その日も講演を終えて控室に戻り、招いていただいた学校の担当の先生とお話しをしていました。すると、ドアがノックされ、その学校の先生とともに一人の生徒がそこに立っていました。
「南先生とお話をしたいという生徒が来ているんですが、よろしいでしょうか?」
「もちろんです。どうぞ。」
担当の先生は、
「私たちは外した方が良さそうですね。」
と状況を察して、席を外されました。
私と生徒二人になり、その生徒は
「実は、私も『当事者』というか、いつも生きづらさを感じながら生活しているので、今日の先生のお話に感動しました。あと、とても嬉しかったです。」
「そうですか。そう言ってもらえるととても嬉しいです。あと、ここまで会いに来てくれてありがとう。嬉しいです。」
生徒さんの表情には、悲壮感のようなものはなく、笑顔で話してくれています。
「このことを誰かに話すのは、これが初めてですか?」
「いいえ。仲の良い友達には、話したことがあります。でも、大人の人に話すのは初めてです。」
「そうなんですね。はじめて話す大人に私を選んでくれたわけだ。ありがとう。とても嬉しいです。」
「学校生活は、どうですか?何か困っていることはありませんか?」
「うーん。やっぱり、制服ですねー。この制服を毎日着なくちゃいけないことは、かなり苦痛です。海外の学校とか、私服で通える学校がいっぱいありますよね。」
「そうですよねー。日本の現状はそうではないし、それを変えていくためには、まだまだ時間がかかるという現実はありますよね。私が校長をしている千原台高校でも『男女の性を問わずに選べる制服』への変更を今進めていますが、実現できるのは令和5年度からという現状です。」
「ただ、ある学校では、生物学上は女子だけど性自認は男性なので、男子の制服を着たいということで、すでに男子の制服を着て登校しているという生徒もいますよ。先日、講演会のあとに一緒に撮った写真があります。本人の許可はとってありますので、見てください。」
と言って、私と男子の制服を着ている女子生徒が一緒に写っている笑顔のツーショット写真を見せました。この学校でも何とか対応したいけれど、すぐに、制服そのものを廃止したり、変更したりするのは難しいということで、この4月から校則を変更し、
「男子用の制服、女子用の制服のどちらを着用するかは、生徒・保護者の意志により決める。性別を問わず、いずれの制服を着用しても良い。

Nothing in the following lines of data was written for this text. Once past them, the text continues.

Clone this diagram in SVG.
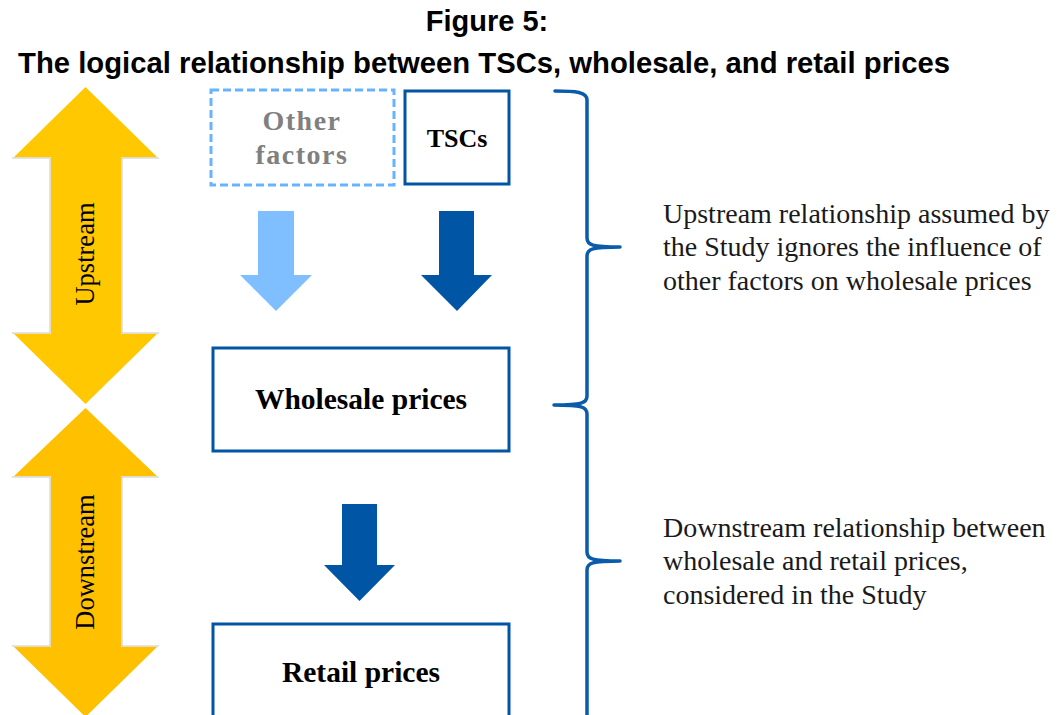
<svg xmlns="http://www.w3.org/2000/svg" width="1059" height="715" viewBox="0 0 1059 715">
  <style>
    .title { font-family: "Liberation Sans", Arial, sans-serif; font-weight: bold; font-size: 29px; fill: #000; }
    .node-label { font-family: "Liberation Serif", "Times New Roman", serif; font-weight: bold; font-size: 29.5px; fill: #000; text-anchor: middle; }
    .faded-label { font-family: "Liberation Serif", "Times New Roman", serif; font-weight: bold; font-size: 28px; fill: #808080; text-anchor: middle; letter-spacing: 1.5px; }
    .note { font-family: "Liberation Serif", "Times New Roman", serif; font-size: 28px; fill: #1a1a1a; }
    .stage { font-family: "Liberation Serif", "Times New Roman", serif; font-size: 26.5px; fill: #000; text-anchor: middle; }
    .box { fill: #fff; stroke: #0055A5; stroke-width: 3; }
    .box-dashed { fill: #fff; stroke: #66B3FF; stroke-width: 3; stroke-dasharray: 8 4; }
    .flow-dark { fill: #0055A5; }
    .flow-light { fill: #7FBFFF; }
    .brace { fill: none; stroke: #0A5BAA; stroke-width: 3.5; stroke-linecap: round; stroke-linejoin: round; }
    .stage-arrow { stroke: #fff; stroke-width: 1.5; }
  </style>

  <!-- heading -->
  <text class="title" x="487" y="31" text-anchor="middle">Figure 5:</text>
  <text class="title" x="18" y="73" textLength="932" lengthAdjust="spacingAndGlyphs">The logical relationship between TSCs, wholesale, and retail prices</text>

  <!-- stage arrows on the left -->
  <g id="upstream">
    <path class="stage-arrow" fill="#FFC800" d="M85.5,86 L159,158 L122,158 L122,333 L159,333 L85.5,405 L12,333 L50,333 L50,158 L12,158 Z"/>
    <path d="M50,158 L50,333 M122,158 L122,333 M12,158 L50,158 M12,333 L50,333 M122,158 L159,158 M122,333 L159,333" fill="none" stroke="#c8c8c8" stroke-width="1"/>
    <text class="stage" transform="translate(94,254) rotate(-90)">Upstream</text>
  </g>
  <g id="downstream">
    <path class="stage-arrow" fill="#FFC000" d="M85.5,407 L159,477 L122,477 L122,646 L159,646 L85.5,718 L12,646 L50,646 L50,477 L12,477 Z"/>
    <path d="M50,477 L50,646 M122,477 L122,646 M12,477 L50,477 M12,646 L50,646 M122,477 L159,477 M122,646 L159,646" fill="none" stroke="#c8c8c8" stroke-width="1"/>
    <text class="stage" transform="translate(94,562) rotate(-90)">Downstream</text>
  </g>

  <!-- nodes -->
  <g id="other-factors">
    <rect class="box-dashed" x="211" y="90" width="183" height="95"/>
    <text class="faded-label" x="302" y="130">Other</text>
    <text class="faded-label" x="302" y="164">factors</text>
  </g>
  <g id="tscs">
    <rect class="box" x="405" y="91" width="104" height="93"/>
    <text class="node-label" x="457" y="147" style="font-size:26px">TSCs</text>
  </g>
  <g id="wholesale-prices">
    <rect class="box" x="213" y="348" width="296" height="103"/>
    <text class="node-label" x="361" y="409">Wholesale prices</text>
  </g>
  <g id="retail-prices">
    <rect class="box" x="213" y="624" width="296" height="110"/>
    <text class="node-label" x="361" y="682">Retail prices</text>
  </g>

  <!-- connectors -->
  <g id="connectors">
    <path class="flow-light" d="M258,211 L294,211 L294,275 L312,275 L276,311 L240,275 L258,275 Z"/>
    <path class="flow-dark" d="M439,211 L474,211 L474,275 L492,275 L457,311 L421,275 L439,275 Z"/>
    <path class="flow-dark" d="M342,504 L377,504 L377,565 L395,565 L359.5,601 L324,565 L342,565 Z"/>
  </g>

  <!-- grouping brace -->
  <g id="brace">
    <path class="brace" d="M555,91 C576,91 587,92 587,100 L587,238 C587,245 592,247 620,247 C592,247 587,249 587,256 L587,396 C587,403 582,405 554,405 C582,405 587,407 587,414 L587,552 C587,559 592,561 620,561 C592,561 587,563 587,570 L587,720"/>
  </g>

  <!-- annotations -->
  <g id="upstream-note">
    <text class="note" x="663" y="223">Upstream relationship assumed by</text>
    <text class="note" x="663" y="256">the Study ignores the influence of</text>
    <text class="note" x="663" y="290">other factors on wholesale prices</text>
  </g>
  <g id="downstream-note">
    <text class="note" x="663" y="537">Downstream relationship between</text>
    <text class="note" x="663" y="570">wholesale and retail prices,</text>
    <text class="note" x="663" y="604">considered in the Study</text>
  </g>
</svg>
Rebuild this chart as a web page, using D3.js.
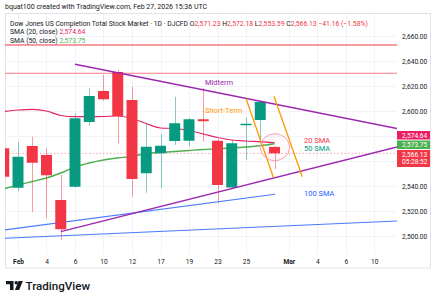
<!DOCTYPE html>
<html>
<head>
<meta charset="utf-8">
<script src="https://cdn.jsdelivr.net/npm/d3@7"></script>
<style>
  html, body { margin: 0; padding: 0; background: #ffffff; }
  svg { display: block; font-family: Roboto, "Liberation Sans", sans-serif; }
</style>
</head>
<body>
<svg id="chart" width="437" height="300"></svg>
<script>
// ---------------- DATA ----------------
const barIndex = [-1,0,1,2,3,4,5,6,7,8,9,10,11,12,13,14,15,16,17,18];
const dates = ["Jan 30","Feb 2","Feb 3","Feb 4","Feb 5","Feb 6","Feb 9","Feb 10","Feb 11","Feb 12","Feb 13","Feb 17","Feb 18","Feb 19","Feb 20","Feb 23","Feb 24","Feb 25","Feb 26","Feb 27"];
const openVals  = [2570.2,2538.6,2572.0,2564.8,2528.8,2539.4,2591.2,2616.0,2631.2,2608.8,2550.2,2566.2,2576.0,2576.2,2593.4,2576.2,2538.8,2589.0,2592.8,2571.23];
const highVals  = [2573.0,2575.0,2579.4,2570.2,2548.8,2598.2,2618.2,2628.8,2632.8,2619.4,2590.6,2581.6,2611.4,2594.5,2618.2,2577.6,2576.8,2595.0,2607.5,2572.18];
const lowVals   = [2545.0,2536.0,2519.4,2514.2,2496.8,2538.5,2588.2,2608.2,2574.2,2531.4,2534.6,2538.2,2572.8,2572.0,2575.4,2526.2,2538.0,2560.8,2574.2,2553.59];
const closeVals = [2547.4,2563.4,2558.6,2548.6,2505.4,2594.2,2612.0,2609.4,2596.0,2545.6,2571.4,2572.2,2590.2,2593.4,2591.8,2540.8,2574.2,2589.8,2607.29,2566.13];
const sma20 = [2599.6,2600.8,2601.36,2600.0,2596.4,2595.44,2595.44,2595.6,2596.0,2594.0,2590.0,2586.4,2586.0,2584.4,2581.6,2578.8,2576.8,2576.0,2575.44,2574.64];
const sma50 = [2537.8,2540.8,2543.6,2546.4,2550.4,2555.2,2558.4,2560.8,2562.4,2563.6,2566.0,2566.8,2567.6,2568.4,2569.2,2569.76,2570.4,2571.2,2572.24,2573.75];

// drawn levels / trend lines: [barIndex, price]
const levelPrices   = [2652.8, 2630.2];
const midtermLine   = [[4, 2637.4], [26.6, 2586.0]];
const supportLine   = [[3, 2503.5], [26.6, 2571.2]];
const shortTerm1    = [[16, 2610.0], [17.92, 2547.0]];
const shortTerm2    = [[17.96, 2611.8], [19.95, 2547.4]];
const sma100Line    = [[-0.95, 2504.8], [18.04, 2533.4]];
const lowerBlueLine = [[-0.95, 2498.2], [26.6, 2512.0]];
const ellipseArea   = {center: [18.03, 2571.0], halfBars: 1.03, halfPrice: 10.8};

// annotations: [barIndex, price, text]
const annotations = [
  [13.12, 2623.0, "Midterm"],
  [13.12, 2600.2, "Short-Term"],
  [20.07, 2576.2, "20 SMA"],
  [20.07, 2570.2, "50 SMA"],
  [20.07, 2534.2, "100 SMA"]
];

// axes
const priceTicks = [2500, 2520, 2540, 2600, 2620, 2640, 2660];
const priceGrid  = [2500, 2520, 2540, 2560, 2580, 2600, 2620, 2640, 2660];
const timeTickIdx    = [0, 2, 4, 6, 8, 10, 12, 14, 16, 19, 21, 23, 25];
const timeTickLabels = ["Feb","4","6","10","12","17","19","23","25","Mar","4","6","10"];

// legend values
const legendOHLC = {O: "2,571.23", H: "2,572.18", L: "2,553.59", C: "2,566.13", chg: "\u221241.16 (\u22121.58%)"};
const legendSMA = [["SMA (20, close)", "2,574.64"], ["SMA (50, close)", "2,573.75"]];
const lastLabels = [["2,574.64"], ["2,573.75"], ["2,566.13", "05:28:52"]];

// ---------------- STYLE ----------------
const C = {
  up: "#089981", down: "#f23645", sma20: "#e91e63", sma50: "#4caf50",
  purple: "#9c27b0", orange: "#ff9800", blue: "#2962ff", grid: "#f0f3fa",
  text: "#131722", axisText: "#131722"
};

const svg = d3.select("#chart");
const plot = {left: 5, right: 397, top: 14, bottom: 254};

const x = d3.scaleLinear().domain([-0.912, 26.596]).range([plot.left, plot.right]);
const y = d3.scaleLinear().domain([2500, 2660]).range([236, 36]);

svg.append("defs").append("clipPath").attr("id", "clip")
  .append("rect").attr("x", plot.left).attr("y", plot.top)
  .attr("width", plot.right - plot.left).attr("height", plot.bottom - plot.top);

// frame
svg.append("rect").attr("x", 5.5).attr("y", 13.5).attr("width", 425).attr("height", 254.5)
  .attr("fill", "none").attr("stroke", "#e0e3eb").attr("stroke-width", 1);

// grid
const g = svg.append("g").attr("clip-path", "url(#clip)");
g.selectAll("line.hg").data(priceGrid).join("line")
  .attr("x1", plot.left).attr("x2", plot.right)
  .attr("y1", d => Math.round(y(d)) + 0.5).attr("y2", d => Math.round(y(d)) + 0.5)
  .attr("stroke", C.grid);
g.selectAll("line.vg").data(timeTickIdx).join("line")
  .attr("x1", d => Math.round(x(d)) + 0.5).attr("x2", d => Math.round(x(d)) + 0.5)
  .attr("y1", plot.top).attr("y2", plot.bottom)
  .attr("stroke", C.grid);

// horizontal levels
g.selectAll("line.lvl").data(levelPrices).join("line")
  .attr("x1", plot.left).attr("x2", plot.right)
  .attr("y1", d => y(d)).attr("y2", d => y(d))
  .attr("stroke", (d, i) => i === 0 ? "#f23645" : "#f77c8a")
  .attr("stroke-width", 1.2);

// lower blue trend lines
const segs = [
  {pts: lowerBlueLine, color: C.blue, w: 1.1},
  {pts: sma100Line, color: C.blue, w: 1.1}
];
segs.forEach(s => g.append("line")
  .attr("x1", x(s.pts[0][0])).attr("y1", y(s.pts[0][1]))
  .attr("x2", x(s.pts[1][0])).attr("y2", y(s.pts[1][1]))
  .attr("stroke", s.color).attr("stroke-width", s.w).attr("opacity", 0.85));

// close price dotted line
g.append("line").attr("x1", plot.left).attr("x2", plot.right)
  .attr("y1", y(closeVals[closeVals.length - 1])).attr("y2", y(closeVals[closeVals.length - 1]))
  .attr("stroke", "#f23645").attr("stroke-opacity", 0.45).attr("stroke-dasharray", "1.5,2");

// SMA lines
const lineGen = d3.line().x(d => x(d[0])).y(d => y(d[1])).curve(d3.curveMonotoneX);
g.append("path").datum(barIndex.map((b, i) => [b, sma20[i]]))
  .attr("d", lineGen).attr("fill", "none").attr("stroke", C.sma20).attr("stroke-width", 1.2);
g.append("path").datum(barIndex.map((b, i) => [b, sma50[i]]))
  .attr("d", lineGen).attr("fill", "none").attr("stroke", C.sma50).attr("stroke-width", 1.4);

// candles
const bw = (x(1) - x(0)) * 0.77;
const candles = barIndex.map((b, i) => ({b, o: openVals[i], h: highVals[i], l: lowVals[i], c: closeVals[i]}));
const cg = g.append("g");
cg.selectAll("line.wick").data(candles).join("line")
  .attr("x1", d => Math.round(x(d.b)) + 0.5).attr("x2", d => Math.round(x(d.b)) + 0.5)
  .attr("y1", d => y(d.h)).attr("y2", d => y(d.l))
  .attr("stroke", d => d.c >= d.o ? C.up : C.down).attr("stroke-opacity", 0.5).attr("stroke-width", 1);
cg.selectAll("rect.body").data(candles).join("rect")
  .attr("x", d => x(d.b) - bw / 2).attr("width", bw)
  .attr("y", d => y(Math.max(d.o, d.c)))
  .attr("height", d => Math.max(1.5, Math.abs(y(d.o) - y(d.c))))
  .attr("fill", d => d.c >= d.o ? C.up : C.down);

// purple / orange trend lines
[{pts: midtermLine, color: C.purple, w: 1.4},
 {pts: supportLine, color: C.purple, w: 1.4},
 {pts: shortTerm1, color: C.orange, w: 1.3},
 {pts: shortTerm2, color: C.orange, w: 1.3}].forEach(s => g.append("line")
  .attr("x1", x(s.pts[0][0])).attr("y1", y(s.pts[0][1]))
  .attr("x2", x(s.pts[1][0])).attr("y2", y(s.pts[1][1]))
  .attr("stroke", s.color).attr("stroke-width", s.w));

// ellipse
g.append("ellipse")
  .attr("cx", x(ellipseArea.center[0])).attr("cy", y(ellipseArea.center[1]))
  .attr("rx", x(ellipseArea.halfBars) - x(0))
  .attr("ry", y(2500) - y(2500 + ellipseArea.halfPrice))
  .attr("fill", "#f23645").attr("fill-opacity", 0.03)
  .attr("stroke", "#f7a1a9").attr("stroke-width", 1);

// annotations
const annColors = [C.purple, C.orange, "#f23645", C.up, C.blue];
g.selectAll("text.ann").data(annotations).join("text")
  .attr("x", d => x(d[0])).attr("y", d => y(d[1]))
  .attr("dy", "0.35em").attr("font-size", 7.5)
  .attr("fill", (d, i) => annColors[i]).text(d => d[2]);

// price axis
const yAxis = d3.axisRight(y).tickValues(priceTicks).tickFormat(d3.format(",.2f")).tickSize(0).tickPadding(0);
const ya = svg.append("g").attr("transform", `translate(402,0)`).call(yAxis);
ya.select(".domain").remove();
ya.selectAll("text").attr("font-size", 6.6).attr("fill", C.axisText).attr("font-family", "Roboto, sans-serif");

// time axis
const xAxis = d3.axisBottom(x).tickValues(timeTickIdx).tickFormat((d, i) => timeTickLabels[i]).tickSize(0).tickPadding(0);
const xa = svg.append("g").attr("transform", `translate(0,259)`).call(xAxis);
xa.select(".domain").remove();
xa.selectAll("text").attr("font-size", 6.6).attr("fill", C.axisText).attr("font-family", "Roboto, sans-serif")
  .attr("font-weight", (d, i) => (timeTickLabels[i] === "Feb" || timeTickLabels[i] === "Mar") ? 700 : 400);

// last value labels
const labelBoxes = [
  {top: 131, h: 8.5, color: C.sma20},
  {top: 140.5, h: 8.5, color: C.sma50},
  {top: 150, h: 17, color: C.down}
];
lastLabels.forEach((lines, i) => {
  const b = labelBoxes[i];
  svg.append("rect").attr("x", 397).attr("y", b.top).attr("width", 33).attr("height", b.h).attr("fill", b.color);
  lines.forEach((t, j) => svg.append("text").attr("x", 402).attr("y", b.top + 4.3 + j * 7.8)
    .attr("dy", "0.35em").attr("font-size", 6.6).attr("fill", "#fff").text(t));
});

// header
svg.append("text").attr("x", 5).attr("y", 7).attr("dy", "0.35em").attr("font-size", 7)
  .attr("fill", "#131722").text("bquat100 created with TradingView.com, Feb 27, 2026 15:36 UTC");

const leg = svg.append("text").attr("x", 10).attr("y", 23.3).attr("dy", "0.35em").attr("font-size", 6.8).attr("fill", C.text);
leg.append("tspan").text("Dow Jones US Completion Total Stock Market \u00b7 1D \u00b7 DJCFD  ");
["O", "H", "L", "C"].forEach(k => {
  leg.append("tspan").text(k);
  leg.append("tspan").attr("fill", C.down).text(legendOHLC[k] + "  ");
});
leg.append("tspan").attr("fill", C.down).text(legendOHLC.chg);

legendSMA.forEach((s, i) => {
  const t = svg.append("text").attr("x", 10).attr("y", 31.8 + i * 8.5).attr("dy", "0.35em").attr("font-size", 6.8).attr("fill", C.text);
  t.append("tspan").text(s[0] + "  ");
  t.append("tspan").attr("fill", i === 0 ? C.sma20 : C.sma50).text(s[1]);
});

// TradingView logo
const logo = svg.append("g").attr("fill", "#131722");
logo.append("path").attr("d", "M6,281 H13.5 V290 H10 V284.2 H6 Z");
logo.append("circle").attr("cx", 16.2).attr("cy", 282.7).attr("r", 1.7);
logo.append("path").attr("d", "M18.5,281 H22.8 L19.2,290 H14.9 Z");
svg.append("text").attr("x", 25.5).attr("y", 289.5).attr("font-size", 11.6).attr("font-weight", 500)
  .attr("fill", "#131722").text("TradingView");
</script>
</body>
</html>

」
としています。
「ただ、このような行動をとることは、少なくともクラスメイトや今までのあなたを知っている人たち皆への『カミングアウト』になるから難しいよね。」
「はい。うらやましいけど、今の自分にはちょっと無理かなあ。」
「うん。『カミングアウト』については、誰に対して、どのタイミングで行うかの決定権は、完全にあなたにあるので、そこは、よく考えて自分にとってベストの選択をしていってほしいと思います。」
「カミングアウトしなくても出来そうなことの例としては、例えば、生徒会の役員の人とかと一緒に『冬服からは、男女ともにズボンの着用を認める』(この学校の冬の制服は男女ともにブレイザーなので)という風に変えていく働きかけをしていく方法もあるんじゃないかな。」
「そうですね。何が出来そうか考えてみます。」
このような会話を20分ほど交わしたあとに、私の名刺を渡して、
「また、何か相談したいことがあったら、いつでも連絡してね。」
「ありがとうございます。」
と言って、その生徒さんは笑顔で控室をあとにしました。
はじめと最後は、素敵な笑顔でしたが、話している途中には、目が潤み、一筋の涙が流れる場面もありました。
このような涙がなくなる社会に一歩ずつでも近づいていくために、これからも講演活動を続けていきたいと思います。
今日も最後までお付き合いいただきありがとうございました。私は今日も「熊本市PTA連絡協議会」が主催される「LGBT講演会」です。一生懸命に話をしてきます。
今日一日が皆さんにとっても素敵な一日でありますように。